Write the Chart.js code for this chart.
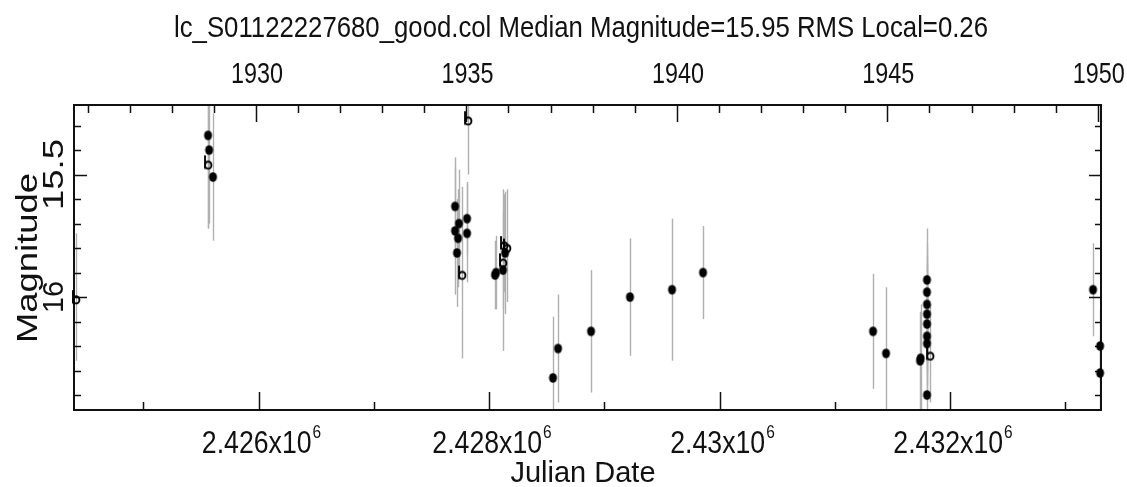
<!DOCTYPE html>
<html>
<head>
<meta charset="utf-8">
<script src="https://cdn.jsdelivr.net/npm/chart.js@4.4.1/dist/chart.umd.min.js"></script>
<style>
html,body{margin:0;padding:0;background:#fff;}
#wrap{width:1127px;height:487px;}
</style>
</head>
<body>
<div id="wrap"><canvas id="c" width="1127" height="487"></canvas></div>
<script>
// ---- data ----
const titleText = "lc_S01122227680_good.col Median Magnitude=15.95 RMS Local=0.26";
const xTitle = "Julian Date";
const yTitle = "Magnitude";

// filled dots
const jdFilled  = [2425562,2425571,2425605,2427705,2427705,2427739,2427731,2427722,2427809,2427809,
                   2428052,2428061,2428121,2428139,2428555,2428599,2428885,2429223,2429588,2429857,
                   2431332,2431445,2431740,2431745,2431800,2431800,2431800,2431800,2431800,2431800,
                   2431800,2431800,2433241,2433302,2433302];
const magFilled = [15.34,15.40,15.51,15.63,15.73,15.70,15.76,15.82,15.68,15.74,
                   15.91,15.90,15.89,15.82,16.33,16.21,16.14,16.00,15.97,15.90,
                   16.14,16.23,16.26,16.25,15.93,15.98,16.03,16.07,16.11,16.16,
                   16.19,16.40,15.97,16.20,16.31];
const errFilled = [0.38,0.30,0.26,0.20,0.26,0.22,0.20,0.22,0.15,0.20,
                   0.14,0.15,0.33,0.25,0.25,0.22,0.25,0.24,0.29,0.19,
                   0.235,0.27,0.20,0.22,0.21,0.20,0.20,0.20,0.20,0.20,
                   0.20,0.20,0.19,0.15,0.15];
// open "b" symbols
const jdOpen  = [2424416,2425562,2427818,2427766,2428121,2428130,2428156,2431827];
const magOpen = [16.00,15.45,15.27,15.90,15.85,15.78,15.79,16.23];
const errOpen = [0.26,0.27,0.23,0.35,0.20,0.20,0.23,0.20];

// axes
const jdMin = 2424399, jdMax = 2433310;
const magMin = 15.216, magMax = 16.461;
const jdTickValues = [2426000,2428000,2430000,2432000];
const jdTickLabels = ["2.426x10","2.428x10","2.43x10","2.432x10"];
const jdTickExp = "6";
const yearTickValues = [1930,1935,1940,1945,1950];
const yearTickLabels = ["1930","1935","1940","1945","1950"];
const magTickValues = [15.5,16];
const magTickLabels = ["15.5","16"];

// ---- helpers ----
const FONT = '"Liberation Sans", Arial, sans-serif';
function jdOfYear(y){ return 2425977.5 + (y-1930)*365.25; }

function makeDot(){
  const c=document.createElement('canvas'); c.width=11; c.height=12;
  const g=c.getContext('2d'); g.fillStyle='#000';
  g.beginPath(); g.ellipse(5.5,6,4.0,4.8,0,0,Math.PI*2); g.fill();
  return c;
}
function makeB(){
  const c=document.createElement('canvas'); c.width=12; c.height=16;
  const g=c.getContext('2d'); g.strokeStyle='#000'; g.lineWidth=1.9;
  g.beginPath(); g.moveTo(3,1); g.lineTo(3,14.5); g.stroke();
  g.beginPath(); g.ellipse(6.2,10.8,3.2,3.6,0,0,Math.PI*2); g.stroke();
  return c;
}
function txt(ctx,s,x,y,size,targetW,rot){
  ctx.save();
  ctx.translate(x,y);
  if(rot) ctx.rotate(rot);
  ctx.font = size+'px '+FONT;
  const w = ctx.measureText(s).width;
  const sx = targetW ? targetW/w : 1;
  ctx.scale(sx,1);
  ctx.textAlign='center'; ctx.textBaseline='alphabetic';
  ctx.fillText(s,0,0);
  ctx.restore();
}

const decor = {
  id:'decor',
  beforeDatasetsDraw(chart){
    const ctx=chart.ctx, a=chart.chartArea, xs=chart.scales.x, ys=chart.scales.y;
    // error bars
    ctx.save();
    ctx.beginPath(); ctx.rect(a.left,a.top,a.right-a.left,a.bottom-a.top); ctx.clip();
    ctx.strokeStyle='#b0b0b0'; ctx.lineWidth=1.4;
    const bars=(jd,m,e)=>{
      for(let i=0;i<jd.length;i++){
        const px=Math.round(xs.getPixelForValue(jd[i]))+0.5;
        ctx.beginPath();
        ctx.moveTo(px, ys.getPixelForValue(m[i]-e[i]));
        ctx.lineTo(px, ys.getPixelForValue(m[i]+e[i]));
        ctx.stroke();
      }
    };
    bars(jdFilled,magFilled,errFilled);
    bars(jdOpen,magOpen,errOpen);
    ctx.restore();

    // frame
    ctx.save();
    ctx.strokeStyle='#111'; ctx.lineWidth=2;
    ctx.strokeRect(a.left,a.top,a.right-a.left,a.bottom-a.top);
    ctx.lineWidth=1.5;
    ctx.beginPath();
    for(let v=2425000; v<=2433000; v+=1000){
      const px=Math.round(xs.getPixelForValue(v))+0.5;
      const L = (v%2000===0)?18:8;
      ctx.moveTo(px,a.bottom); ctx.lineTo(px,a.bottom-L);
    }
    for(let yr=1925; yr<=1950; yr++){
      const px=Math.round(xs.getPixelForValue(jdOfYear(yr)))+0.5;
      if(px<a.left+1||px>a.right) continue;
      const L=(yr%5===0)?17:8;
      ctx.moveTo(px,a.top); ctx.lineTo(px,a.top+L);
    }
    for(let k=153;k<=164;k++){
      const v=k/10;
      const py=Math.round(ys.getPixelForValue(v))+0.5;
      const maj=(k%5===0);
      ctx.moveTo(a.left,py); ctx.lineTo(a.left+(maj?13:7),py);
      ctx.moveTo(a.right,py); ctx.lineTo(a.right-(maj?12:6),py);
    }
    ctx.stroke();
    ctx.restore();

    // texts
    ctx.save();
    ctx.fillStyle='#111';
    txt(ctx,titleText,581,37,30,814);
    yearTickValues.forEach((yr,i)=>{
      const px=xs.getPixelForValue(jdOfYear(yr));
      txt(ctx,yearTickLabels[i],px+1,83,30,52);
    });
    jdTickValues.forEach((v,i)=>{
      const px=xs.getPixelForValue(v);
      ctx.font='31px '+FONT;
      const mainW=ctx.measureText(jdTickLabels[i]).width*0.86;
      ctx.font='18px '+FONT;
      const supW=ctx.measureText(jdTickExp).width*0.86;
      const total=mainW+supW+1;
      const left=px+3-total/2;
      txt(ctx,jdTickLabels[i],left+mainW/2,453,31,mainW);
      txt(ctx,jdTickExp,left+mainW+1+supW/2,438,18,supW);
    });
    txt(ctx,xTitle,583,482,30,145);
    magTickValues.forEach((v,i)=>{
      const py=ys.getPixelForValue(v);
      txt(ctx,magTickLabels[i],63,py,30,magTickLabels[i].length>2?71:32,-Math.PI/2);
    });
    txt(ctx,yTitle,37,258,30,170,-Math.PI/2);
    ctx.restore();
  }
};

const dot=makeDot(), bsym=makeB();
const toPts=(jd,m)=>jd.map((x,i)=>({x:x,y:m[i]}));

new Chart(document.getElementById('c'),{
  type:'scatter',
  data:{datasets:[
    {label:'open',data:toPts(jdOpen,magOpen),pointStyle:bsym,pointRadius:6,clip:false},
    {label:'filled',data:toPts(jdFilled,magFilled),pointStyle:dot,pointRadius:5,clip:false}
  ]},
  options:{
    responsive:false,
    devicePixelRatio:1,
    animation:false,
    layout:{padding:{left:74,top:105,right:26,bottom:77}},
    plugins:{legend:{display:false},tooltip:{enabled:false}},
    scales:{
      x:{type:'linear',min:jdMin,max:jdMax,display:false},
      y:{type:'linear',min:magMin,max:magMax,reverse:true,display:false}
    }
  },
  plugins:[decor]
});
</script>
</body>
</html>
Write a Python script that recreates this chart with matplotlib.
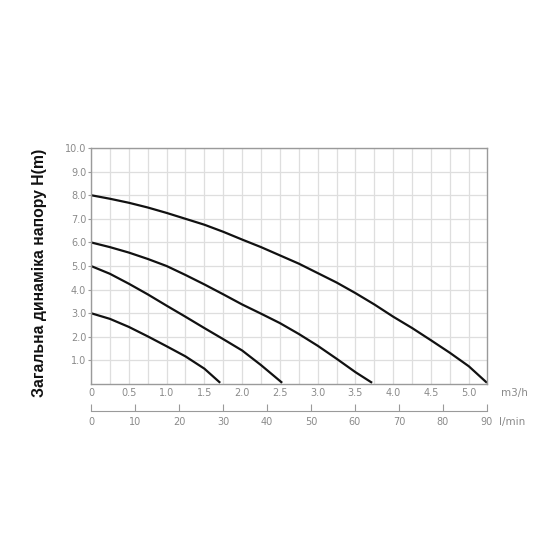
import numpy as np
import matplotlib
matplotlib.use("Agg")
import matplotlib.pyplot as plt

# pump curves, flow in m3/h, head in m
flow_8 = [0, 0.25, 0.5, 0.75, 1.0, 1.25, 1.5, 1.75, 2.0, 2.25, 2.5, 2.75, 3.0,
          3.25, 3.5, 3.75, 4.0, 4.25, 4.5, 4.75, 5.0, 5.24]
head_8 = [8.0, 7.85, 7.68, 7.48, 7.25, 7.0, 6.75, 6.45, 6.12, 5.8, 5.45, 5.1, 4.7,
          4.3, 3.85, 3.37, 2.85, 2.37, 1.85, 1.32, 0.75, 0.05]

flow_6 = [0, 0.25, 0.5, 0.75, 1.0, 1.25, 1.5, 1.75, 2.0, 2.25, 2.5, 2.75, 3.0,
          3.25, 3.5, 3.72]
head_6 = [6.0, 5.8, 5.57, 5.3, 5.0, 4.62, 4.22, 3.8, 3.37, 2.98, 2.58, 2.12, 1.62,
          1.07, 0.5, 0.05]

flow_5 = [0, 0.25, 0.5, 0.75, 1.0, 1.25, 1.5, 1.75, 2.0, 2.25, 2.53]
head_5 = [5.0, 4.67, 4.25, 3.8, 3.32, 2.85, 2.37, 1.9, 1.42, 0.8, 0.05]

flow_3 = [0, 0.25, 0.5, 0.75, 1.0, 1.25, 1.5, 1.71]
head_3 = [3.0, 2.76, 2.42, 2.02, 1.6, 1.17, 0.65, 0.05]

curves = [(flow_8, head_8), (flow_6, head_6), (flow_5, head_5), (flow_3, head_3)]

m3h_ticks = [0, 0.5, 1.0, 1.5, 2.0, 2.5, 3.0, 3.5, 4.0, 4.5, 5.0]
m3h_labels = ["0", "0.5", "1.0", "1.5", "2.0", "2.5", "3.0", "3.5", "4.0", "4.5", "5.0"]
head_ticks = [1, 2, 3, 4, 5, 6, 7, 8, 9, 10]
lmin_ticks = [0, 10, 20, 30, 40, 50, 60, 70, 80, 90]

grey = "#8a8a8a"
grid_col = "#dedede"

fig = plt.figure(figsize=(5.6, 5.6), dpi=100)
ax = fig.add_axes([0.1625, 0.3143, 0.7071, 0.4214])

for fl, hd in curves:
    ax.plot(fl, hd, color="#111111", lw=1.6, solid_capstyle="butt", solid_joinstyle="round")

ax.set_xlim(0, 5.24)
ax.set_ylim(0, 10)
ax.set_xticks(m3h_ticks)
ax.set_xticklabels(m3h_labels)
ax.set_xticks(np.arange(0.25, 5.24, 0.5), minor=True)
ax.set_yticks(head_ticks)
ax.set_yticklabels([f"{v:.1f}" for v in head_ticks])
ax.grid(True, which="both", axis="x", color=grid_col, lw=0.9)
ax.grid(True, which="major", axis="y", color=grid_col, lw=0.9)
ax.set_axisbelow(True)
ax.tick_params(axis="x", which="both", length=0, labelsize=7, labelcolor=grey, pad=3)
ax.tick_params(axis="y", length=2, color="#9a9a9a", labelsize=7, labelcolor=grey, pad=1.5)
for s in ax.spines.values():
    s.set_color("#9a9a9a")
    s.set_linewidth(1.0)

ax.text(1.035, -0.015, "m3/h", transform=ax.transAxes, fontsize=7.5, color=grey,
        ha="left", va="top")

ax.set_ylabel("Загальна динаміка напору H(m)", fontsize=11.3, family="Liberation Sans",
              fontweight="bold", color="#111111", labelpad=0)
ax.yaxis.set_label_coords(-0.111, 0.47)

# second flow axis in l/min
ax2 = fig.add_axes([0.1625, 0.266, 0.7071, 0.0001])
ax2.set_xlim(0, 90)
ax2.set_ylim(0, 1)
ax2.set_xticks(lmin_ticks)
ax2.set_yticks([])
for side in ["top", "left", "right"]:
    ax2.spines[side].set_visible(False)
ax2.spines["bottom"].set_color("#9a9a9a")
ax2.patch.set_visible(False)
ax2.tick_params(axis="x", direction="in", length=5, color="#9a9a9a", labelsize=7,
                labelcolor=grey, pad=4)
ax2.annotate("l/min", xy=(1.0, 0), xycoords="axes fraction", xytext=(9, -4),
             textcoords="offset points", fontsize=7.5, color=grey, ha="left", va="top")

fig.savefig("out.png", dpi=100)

━━━━━━

Written problem.
Only the lines from the one containing "Write a Python" down to the one containing "head_5), (flow_3, head_3)]" should be copied, exactly and with both ends kept. Drop the pictures.

Full solution.
Write a Python script that recreates this chart with matplotlib.
import numpy as np
import matplotlib
matplotlib.use("Agg")
import matplotlib.pyplot as plt

# pump curves, flow in m3/h, head in m
flow_8 = [0, 0.25, 0.5, 0.75, 1.0, 1.25, 1.5, 1.75, 2.0, 2.25, 2.5, 2.75, 3.0,
          3.25, 3.5, 3.75, 4.0, 4.25, 4.5, 4.75, 5.0, 5.24]
head_8 = [8.0, 7.85, 7.68, 7.48, 7.25, 7.0, 6.75, 6.45, 6.12, 5.8, 5.45, 5.1, 4.7,
          4.3, 3.85, 3.37, 2.85, 2.37, 1.85, 1.32, 0.75, 0.05]

flow_6 = [0, 0.25, 0.5, 0.75, 1.0, 1.25, 1.5, 1.75, 2.0, 2.25, 2.5, 2.75, 3.0,
          3.25, 3.5, 3.72]
head_6 = [6.0, 5.8, 5.57, 5.3, 5.0, 4.62, 4.22, 3.8, 3.37, 2.98, 2.58, 2.12, 1.62,
          1.07, 0.5, 0.05]

flow_5 = [0, 0.25, 0.5, 0.75, 1.0, 1.25, 1.5, 1.75, 2.0, 2.25, 2.53]
head_5 = [5.0, 4.67, 4.25, 3.8, 3.32, 2.85, 2.37, 1.9, 1.42, 0.8, 0.05]

flow_3 = [0, 0.25, 0.5, 0.75, 1.0, 1.25, 1.5, 1.71]
head_3 = [3.0, 2.76, 2.42, 2.02, 1.6, 1.17, 0.65, 0.05]

curves = [(flow_8, head_8), (flow_6, head_6), (flow_5, head_5), (flow_3, head_3)]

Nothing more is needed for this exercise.